_AIM_
Extract the lines up to and including the one that contains "box_colors = ['#0000FF', '#FF0000', '#C000C8', '#00BB00']", starting with the first line of the entries below, and omit the pictures.

Source code of charts:
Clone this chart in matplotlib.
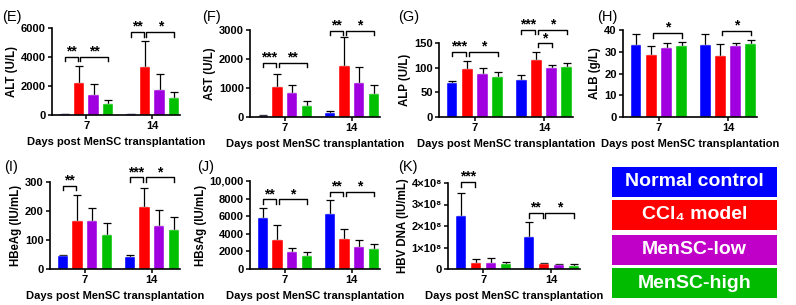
import matplotlib
matplotlib.use('Agg')
import matplotlib.pyplot as plt
import numpy as np
from matplotlib.patches import Rectangle

plt.rcParams['font.family'] = ['Liberation Sans', 'DejaVu Sans']
plt.rcParams['font.weight'] = 'bold'

W, H = 796, 305

days = ['7', '14']
groups = ['Normal control', 'CCl\u2084 model', 'MenSC-low', 'MenSC-high']
bar_colors = ['#0000FF', '#FF0000', '#A000E0', '#00C000']
box_colors = ['#0000FF', '#FF0000', '#C000C8', '#00BB00']

# mean / upper error, rows = day 7, day 14
alt_mean = [[50, 2200, 1400, 750], [50, 3300, 1750, 1150]]
alt_err = [[20, 1200, 750, 300], [20, 1800, 1100, 450]]
ast_mean = [[50, 1050, 820, 370], [130, 1750, 1180, 800]]
ast_err = [[15, 450, 300, 180], [80, 1000, 550, 300]]
alp_mean = [[68, 98, 88, 81], [74, 116, 100, 102]]
alp_err = [[4, 16, 12, 11], [11, 15, 6, 7]]
alb_mean = [[33, 28.5, 31.7, 32.7], [33.3, 28, 32.5, 33.7]]
alb_err = [[5, 4, 2.5, 1.8], [5, 5.5, 1.3, 1.8]]
hbeag_mean = [[45, 165, 165, 118], [40, 213, 150, 133]]
hbeag_err = [[5, 90, 45, 42], [7, 65, 55, 47]]
hbsag_mean = [[5800, 3300, 1900, 1450], [6300, 3400, 2450, 2250]]
hbsag_err = [[1100, 1750, 500, 500], [1550, 1200, 900, 550]]
dna_mean = [[2.45e8, 0.28e8, 0.30e8, 0.25e8], [1.47e8, 0.22e8, 0.18e8, 0.15e8]]
dna_err = [[1.1e8, 0.18e8, 0.22e8, 0.08e8], [0.7e8, 0.05e8, 0.05e8, 0.07e8]]

# significance brackets: (day index, group a, group b, height, label)
alt_sig = [(0, 0, 1, 4000, '**'), (0, 1, 3, 4000, '**'),
           (1, 0, 1, 5700, '**'), (1, 1, 3, 5700, '*')]
ast_sig = [(0, 0, 1, 1870, '***'), (0, 1, 3, 1870, '**'),
           (1, 0, 1, 2980, '**'), (1, 1, 3, 2980, '*')]
alp_sig = [(0, 0, 1, 132, '***'), (0, 1, 3, 132, '*'),
           (1, 0, 1, 176, '***'), (1, 1, 3, 176, '*'), (1, 1, 2, 149, '*')]
alb_sig = [(0, 1, 3, 38.5, '*'), (1, 1, 3, 39.5, '*')]
hbeag_sig = [(0, 0, 1, 287, '**'), (1, 0, 1, 316, '***'), (1, 1, 3, 316, '*')]
hbsag_sig = [(0, 0, 1, 7900, '**'), (0, 1, 3, 7900, '*'),
             (1, 0, 1, 8780, '**'), (1, 1, 3, 8780, '*')]
dna_sig = [(0, 0, 1, 4.03e8, '***'), (1, 0, 1, 2.59e8, '**'), (1, 1, 3, 2.59e8, '*')]

offsets = [-0.33, -0.11, 0.11, 0.33]
bw = 0.155

fig = plt.figure(figsize=(W / 100, H / 100), dpi=100)


def px_axes(left, right, top, bottom):
    return fig.add_axes([left / W, 1 - bottom / H, (right - left) / W, (bottom - top) / H])


def draw_panel(ax, means, errs, ymax, yticks, ylabel, sig, yticklabels=None):
    x = np.arange(len(days))
    for k in range(4):
        xs = x + offsets[k]
        vals = [means[d][k] for d in range(2)]
        e = [errs[d][k] for d in range(2)]
        ax.errorbar(xs, vals, yerr=[np.zeros(2), e], fmt='none', ecolor='black',
                    elinewidth=0.9, capsize=3, capthick=0.9, zorder=1)
        ax.bar(xs, vals, width=bw, color=bar_colors[k], edgecolor='white',
               linewidth=0.3, zorder=2)
    drop = 0.05 * ymax
    for d, a, b, y, lab in sig:
        x1 = d + offsets[a] + (0.02 if a == 1 else 0)
        x2 = d + offsets[b] - (0.02 if b == 1 else 0)
        ax.plot([x1, x1, x2, x2], [y - drop, y, y, y - drop], color='black',
                lw=1, clip_on=False, zorder=3)
        ax.annotate(lab, xy=((x1 + x2) / 2, y), xytext=(0, 1), textcoords='offset points',
                    ha='center', va='baseline', fontsize=10, fontweight='bold',
                    annotation_clip=False)
    ax.set_xlim(-0.52, 1.42)
    ax.set_ylim(0, ymax)
    ax.set_yticks(yticks)
    if yticklabels is not None:
        ax.set_yticklabels(yticklabels)
    ax.set_xticks(x)
    ax.set_xticklabels(days)
    ax.spines['top'].set_visible(False)
    ax.spines['right'].set_visible(False)
    for s in ['left', 'bottom']:
        ax.spines[s].set_linewidth(1.2)
    ax.tick_params(axis='both', width=1.1, length=3, pad=1.5, labelsize=8)
    for t in ax.get_xticklabels() + ax.get_yticklabels():
        t.set_fontweight('bold')
    ax.set_ylabel(ylabel, fontsize=8.3, fontweight='bold', labelpad=2)
    ax.set_xlabel('Days post MenSC transplantation', fontsize=8, fontweight='bold', labelpad=4)


axE = px_axes(52, 180, 28, 115)
draw_panel(axE, alt_mean, alt_err, 6000, [0, 2000, 4000, 6000], 'ALT (U/L)', alt_sig)
axF = px_axes(250, 380, 30, 117)
draw_panel(axF, ast_mean, ast_err, 3000, [0, 1000, 2000, 3000], 'AST (U/L)', ast_sig)
axG = px_axes(439, 573, 43, 117)
draw_panel(axG, alp_mean, alp_err, 150, [0, 50, 100, 150], 'ALP (U/L)', alp_sig)
axH = px_axes(623, 757, 30, 117)
draw_panel(axH, alb_mean, alb_err, 40, [0, 10, 20, 30, 40], 'ALB (g/L)', alb_sig)
axI = px_axes(50, 180, 182, 269)
draw_panel(axI, hbeag_mean, hbeag_err, 300, [0, 100, 200, 300], 'HBeAg (IU/mL)', hbeag_sig)
axJ = px_axes(250, 380, 181, 269)
draw_panel(axJ, hbsag_mean, hbsag_err, 10000, [0, 2000, 4000, 6000, 8000, 10000], 'HBsAg (IU/mL)',
           hbsag_sig, ['0', '2000', '4000', '6000', '8000', '10,000'])
axK = px_axes(448, 580, 183, 269)
draw_panel(axK, dna_mean, dna_err, 4e8, [0, 1e8, 2e8, 3e8, 4e8], 'HBV DNA (IU/mL)', dna_sig,
           ['0', '1\u00d710\u2078', '2\u00d710\u2078', '3\u00d710\u2078', '4\u00d710\u2078'])

# panel letters
letters = ['(E)', '(F)', '(G)', '(H)', '(I)', '(J)', '(K)']
letter_pos = [(2, 17), (202, 17), (398, 17), (597, 17), (4, 167), (197, 167), (398, 167)]
for lab, (lx, ly) in zip(letters, letter_pos):
    fig.text(lx / W, 1 - ly / H, lab, fontsize=10.5, fontweight='normal', ha='left', va='center')

# legend boxes
box_tops = [167, 200, 235, 268]
box_h = 30
for name, c, top in zip(groups, box_colors, box_tops):
    fig.patches.append(Rectangle((612 / W, 1 - (top + box_h) / H), 165 / W, box_h / H,
                                 transform=fig.transFigure, facecolor=c, edgecolor='none'))
    fig.text((612 + 82.5) / W, 1 - (top + box_h / 2) / H, name, color='white', fontsize=14,
             fontweight='bold', ha='center', va='center')

fig.savefig('out.png', dpi=100)
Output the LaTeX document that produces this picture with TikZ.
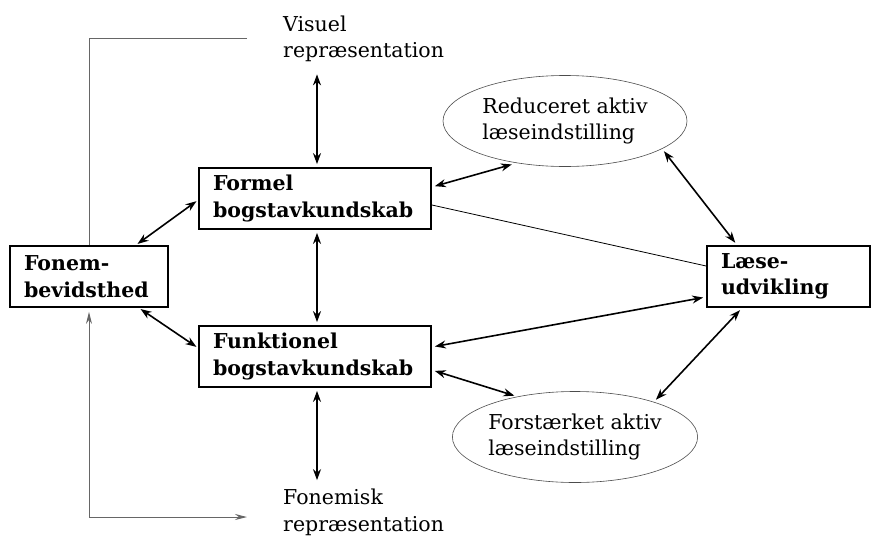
\documentclass[tikz,border=0pt]{standalone}
\usepackage{fontspec}
\setmainfont{DejaVu Serif}
\usetikzlibrary{arrows.meta,shapes.geometric,calc}
\hyphenpenalty=10000
\exhyphenpenalty=10000
\begin{document}
\begin{tikzpicture}[x=1pt,y=-1pt,
  txt/.style={font=\fontsize{20.5}{26.5}\selectfont},
  box/.style={draw, line width=1.8pt, align=left, inner xsep=14pt, inner ysep=0pt,
    minimum height=61pt, font=\fontsize{20.5}{26.5}\selectfont\bfseries},
  oval/.style={draw=black!70, line width=0.6pt, ellipse, align=left, inner sep=0pt,
    minimum width=244pt, minimum height=91pt, txt},
  lbl/.style={align=left, inner sep=0pt, anchor=west, txt},
  dbl/.style={line width=1.6pt, {Stealth[length=11pt,width=8pt]}-{Stealth[length=11pt,width=8pt]},
    shorten <=3pt, shorten >=3pt},
  thinline/.style={line width=1pt, draw=black!60},
  ]
\useasboundingbox (0,0) rectangle (872,538);

\node[box, text width=130pt] (fonem) at (89,276.5) {Fonem-\\bevidsthed};
\node[box, text width=204pt] (formel) at (315,198.5) {Formel\\bogstavkundskab};
\node[box, text width=204pt] (funk) at (315,356.5) {Funktionel\\bogstavkundskab};
\node[box, text width=135pt] (laese) at (788.5,276.5) {Læse-\\udvikling};

\node[oval] (red) at (565,121) {Reduceret aktiv\\læseindstilling};
\node[oval] (fors) at (575,437) {Forstærket aktiv\\læseindstilling};

\node[lbl] (vis) at (283,39) {Visuel\\repræsentation};
\node[lbl] (fonemisk) at (283,512.5) {Fonemisk\\repræsentation};

% vertical arrows
\draw[dbl, shorten >=12pt] ([xshift=2pt]formel.north) -- ([xshift=2pt]formel.north |- vis.south);
\draw[dbl] ([xshift=2pt]formel.south) -- ([xshift=2pt]funk.north);
\draw[dbl, shorten >=9pt] ([xshift=2pt]funk.south) -- ([xshift=2pt]funk.south |- fonemisk.north);

% fonem arrows
\draw[dbl, shorten <=2pt, shorten >=2pt] ([xshift=-33pt]fonem.north east) -- ([yshift=-1.5pt]formel.west);
\draw[dbl, shorten <=2pt, shorten >=2pt] ([xshift=-30pt]fonem.south east) -- ([yshift=8.5pt]funk.west);

% ellipse arrows
\draw[dbl, shorten >=5pt] ([yshift=11.5pt]formel.east) -- (red.221);
\draw[dbl] (red.344) -- ([xshift=31pt]laese.north west);
\draw[dbl] ([yshift=-13.5pt]funk.east) -- (fors.145);
\draw[dbl] ([xshift=36pt]laese.south west) -- (fors.24);

% to Laese
\draw[line width=0.8pt] ([yshift=-6.5pt]formel.east) -- ([yshift=10.5pt]laese.west);
\draw[dbl] ([yshift=9.5pt]funk.east) -- ([yshift=-20.5pt]laese.west);

% left lines
\coordinate (tl) at (247,38);
\coordinate (bl) at (247,517);
\draw[thinline] (tl) -| (fonem.north);
\draw[thinline, {Stealth[length=12pt,width=6pt]}-{Stealth[length=12pt,width=6pt]}, shorten <=4pt]
  (fonem.south) |- (bl);
\end{tikzpicture}
\end{document}
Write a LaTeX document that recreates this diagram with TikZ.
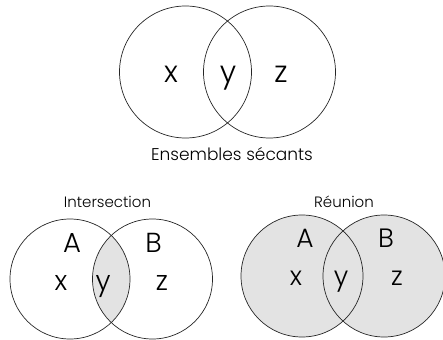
\documentclass[tikz,border=0pt]{standalone}
\usepackage{fontspec}
\setmainfont{Poppins Light}
\begin{document}
\begin{tikzpicture}[x=1pt,y=-1pt,
  ring/.style={draw=black!85, line width=0.7pt},
  shade/.style={fill=black!11},
  title/.style={anchor=base, inner sep=0pt, font=\fontsize{15}{17}\selectfont},
  caption/.style={anchor=base, inner sep=0pt, font=\fontsize{17}{19}\selectfont},
  bigletter/.style={anchor=base, inner sep=0pt, font=\fontsize{30}{33}\selectfont},
  letter/.style={anchor=base, inner sep=0pt, font=\fontsize{27.5}{30}\selectfont},
  uletter/.style={anchor=base, inner sep=0pt, font=\fontsize{26.5}{29}\selectfont}]
\useasboundingbox (0,0) rectangle (443,339);
\clip (0,0) rectangle (443,339);

% circle centres
\coordinate (tl) at (185.5,72);
\coordinate (tr) at (269.5,72);
\coordinate (il) at (70,279);
\coordinate (ir) at (152.5,279);
\coordinate (ul) at (302,276);
\coordinate (ur) at (384,276);

% secant sets
\draw[ring] (tl) circle[radius=66pt];
\draw[ring] (tr) circle[radius=66pt];
\node[bigletter] (tx) at (171,83) {x};
\node[bigletter] (ty) at (228,83) {y};
\node[bigletter] (tz) at (281,83) {z};
\node[caption] (cap) at (232,160) {Ensembles sécants};

% intersection
\begin{scope}
  \clip (il) circle[radius=60pt];
  \fill[shade] (ir) circle[radius=60pt];
\end{scope}
\draw[ring] (il) circle[radius=60pt];
\draw[ring] (ir) circle[radius=60pt];
\node[title] (inter) at (107.5,207.5) {Intersection};
\node[letter] (iA) at (72,252) {A};
\node[letter] (iB) at (153.5,252) {B};
\node[letter] (ix) at (61,290) {x};
\node[letter] (iy) at (103,290) {y};
\node[letter] (iz) at (162,290) {z};

% union
\fill[shade] (ul) circle[radius=61pt];
\fill[shade] (ur) circle[radius=61pt];
\draw[ring] (ul) circle[radius=61pt];
\draw[ring] (ur) circle[radius=61pt];
\node[title] (reun) at (344,207.5) {Réunion};
\node[uletter] (uA) at (305,247) {A};
\node[uletter] (uB) at (386,247) {B};
\node[uletter] (ux) at (296,285) {x};
\node[uletter] (uy) at (341,285) {y};
\node[uletter] (uz) at (397,285) {z};
\end{tikzpicture}
\end{document}
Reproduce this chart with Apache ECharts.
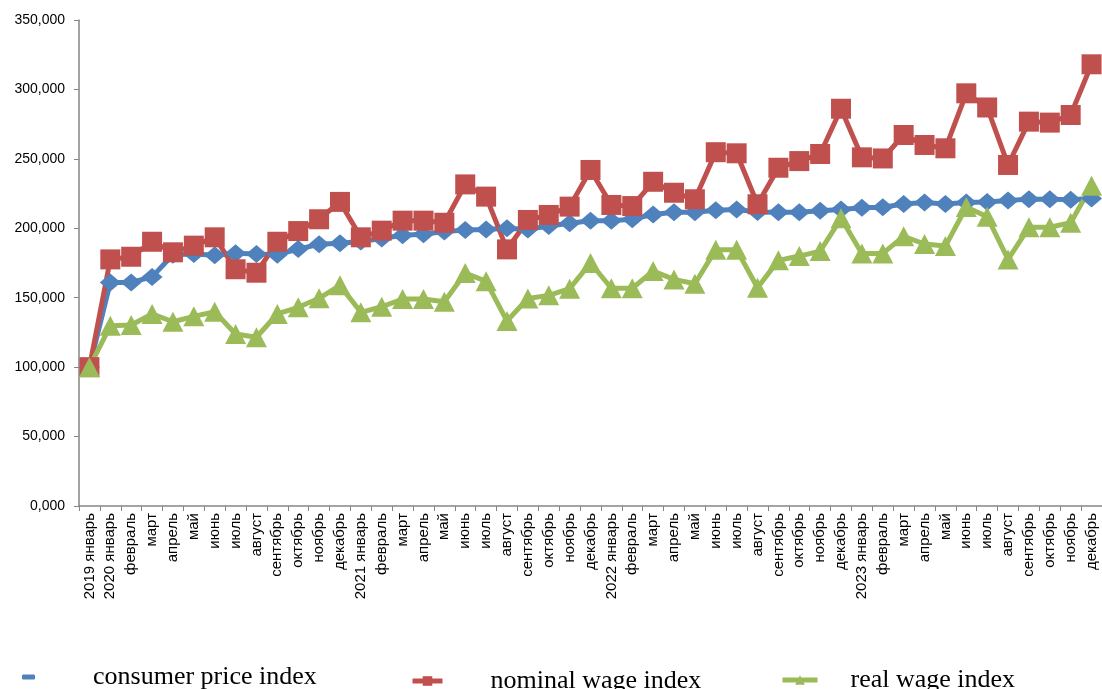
<!DOCTYPE html>
<html>
<head>
<meta charset="utf-8">
<script src="https://cdn.jsdelivr.net/npm/echarts@6.0.0/dist/echarts.min.js"></script>
<style>
  html, body { margin: 0; padding: 0; background: #fff; }
  #chart { width: 1102px; height: 689px; }
</style>
</head>
<body>
<div id="chart"></div>
<script>
// months: 2019 январь, then 2020-2023 by month
const months = ['январь', 'февраль', 'март', 'апрель', 'май', 'июнь', 'июль', 'август', 'сентябрь', 'октябрь', 'ноябрь', 'декабрь']
const categories = ['2019 январь']
;[2020, 2021, 2022, 2023].forEach(function (y) {
  months.forEach(function (m, i) {
    categories.push(i === 0 ? y + ' ' + m : m)
  })
})

const cpi = [
  100,
  161.0, 161.0, 165.0, 181.0, 181.5, 180.5, 182.0, 181.5, 181.0, 185.0, 188.5, 189.3,
  190.5, 192.7, 195.0, 195.7, 197.6, 198.8, 199.2, 200.0, 199.2, 201.6, 203.6, 205.5,
  205.5, 206.5, 210.0, 211.5, 211.5, 213.0, 213.6, 211.8, 211.5, 211.5, 212.7, 213.6,
  214.8, 215.2, 217.5, 218.5, 217.5, 218.5, 219.0, 220.0, 221.0, 221.0, 220.5, 221.5
]
const nominalWage = [
  100,
  177.6, 179.5, 190.3, 182.7, 187.5, 193.5, 170.5, 168.0, 190.3, 198.0, 206.5, 219.0,
  193.5, 198.3, 205.5, 205.5, 204.0, 231.6, 222.8, 184.8, 206.0, 209.6, 215.6, 242.0,
  216.8, 216.0, 233.5, 225.6, 220.9, 254.8, 254.0, 217.3, 243.6, 248.4, 253.5, 286.1,
  251.1, 250.3, 267.2, 260.0, 257.6, 297.2, 287.0, 245.6, 276.8, 276.1, 281.6, 318.1
]
const realWage = [
  100,
  129.8, 130.3, 138.3, 132.7, 136.6, 139.9, 123.9, 121.5, 138.3, 143.1, 149.6, 158.9,
  139.5, 143.5, 149.0, 149.0, 147.1, 167.8, 161.8, 133.2, 149.5, 151.7, 156.5, 175.0,
  156.8, 156.8, 169.2, 163.2, 160.1, 184.6, 184.6, 157.2, 176.9, 180.0, 183.6, 207.2,
  181.9, 181.9, 194.2, 188.7, 187.2, 215.3, 208.3, 177.6, 200.7, 200.7, 204.0, 230.7
]
const yTicks = { min: 0, max: 350, step: 50 }

const axisColor = '#868686'
const myChart = echarts.init(document.getElementById('chart'), null, { renderer: 'canvas' })

// one legend per item so each can sit where it is in the picture
function legendAt(name, left, top, iw, ih, gap, icon) {
  const l = {
    data: [name],
    left: left,
    top: top,
    padding: 0,
    selectedMode: false,
    itemWidth: iw,
    itemHeight: ih,
    lineStyle: { width: 5 },
    textStyle: {
      fontFamily: 'Liberation Serif',
      fontSize: 26,
      color: '#000',
      padding: [0, 0, 0, gap]
    }
  }
  if (icon) l.icon = icon
  return l
}

const option = {
  animation: false,
  grid: { left: 79, right: 0, top: 20, bottom: 183, containLabel: false },
  legend: [
    legendAt('consumer price index', 22, 664, 13, 5, 53, 'roundRect'),
    legendAt('nominal wage index', 410, 668, 30, 12, 43),
    legendAt('real wage index', 780, 667, 35, 12, 28)
  ],
  xAxis: {
    type: 'category',
    data: categories,
    boundaryGap: true,
    axisLine: { lineStyle: { color: axisColor, width: 1.5 } },
    axisTick: { show: true, length: 5, lineStyle: { color: axisColor } },
    axisLabel: {
      interval: 0,
      rotate: 90,
      margin: 7,
      fontFamily: 'Liberation Sans',
      fontSize: 15,
      color: '#000'
    },
    splitLine: { show: false }
  },
  yAxis: {
    type: 'value',
    min: yTicks.min,
    max: yTicks.max,
    interval: yTicks.step,
    axisLine: { show: true, lineStyle: { color: axisColor, width: 1.5 } },
    axisTick: { show: true, length: 5, lineStyle: { color: axisColor } },
    axisLabel: {
      margin: 14,
      fontFamily: 'Liberation Sans',
      fontSize: 14,
      color: '#000',
      formatter: function (v) { return v.toFixed(3).replace('.', ',') }
    },
    splitLine: { show: false }
  },
  series: [
    {
      name: 'consumer price index',
      type: 'line',
      data: cpi,
      symbol: 'diamond',
      symbolSize: [21, 18],
      lineStyle: { color: '#4f81bd', width: 5 },
      itemStyle: { color: '#4f81bd' }
    },
    {
      name: 'nominal wage index',
      type: 'line',
      data: nominalWage,
      symbol: 'rect',
      symbolSize: 20,
      lineStyle: { color: '#c0504d', width: 5 },
      itemStyle: { color: '#c0504d' }
    },
    {
      name: 'real wage index',
      type: 'line',
      data: realWage,
      symbol: 'triangle',
      symbolSize: [21, 20],
      lineStyle: { color: '#9bbb59', width: 5 },
      itemStyle: { color: '#9bbb59' }
    }
  ]
}
myChart.setOption(option)
</script>
</body>
</html>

_THE COMPLETED TASK_
Clone this chart in matplotlib.
import matplotlib
matplotlib.use('Agg')
import matplotlib.pyplot as plt
import numpy as np
from matplotlib.patches import Rectangle

plt.rcParams['font.family'] = ['Liberation Sans', 'DejaVu Sans']
plt.rcParams['font.weight'] = 'bold'

W, H = 796, 305

days = ['7', '14']
groups = ['Normal control', 'CCl\u2084 model', 'MenSC-low', 'MenSC-high']
bar_colors = ['#0000FF', '#FF0000', '#A000E0', '#00C000']
box_colors = ['#0000FF', '#FF0000', '#C000C8', '#00BB00']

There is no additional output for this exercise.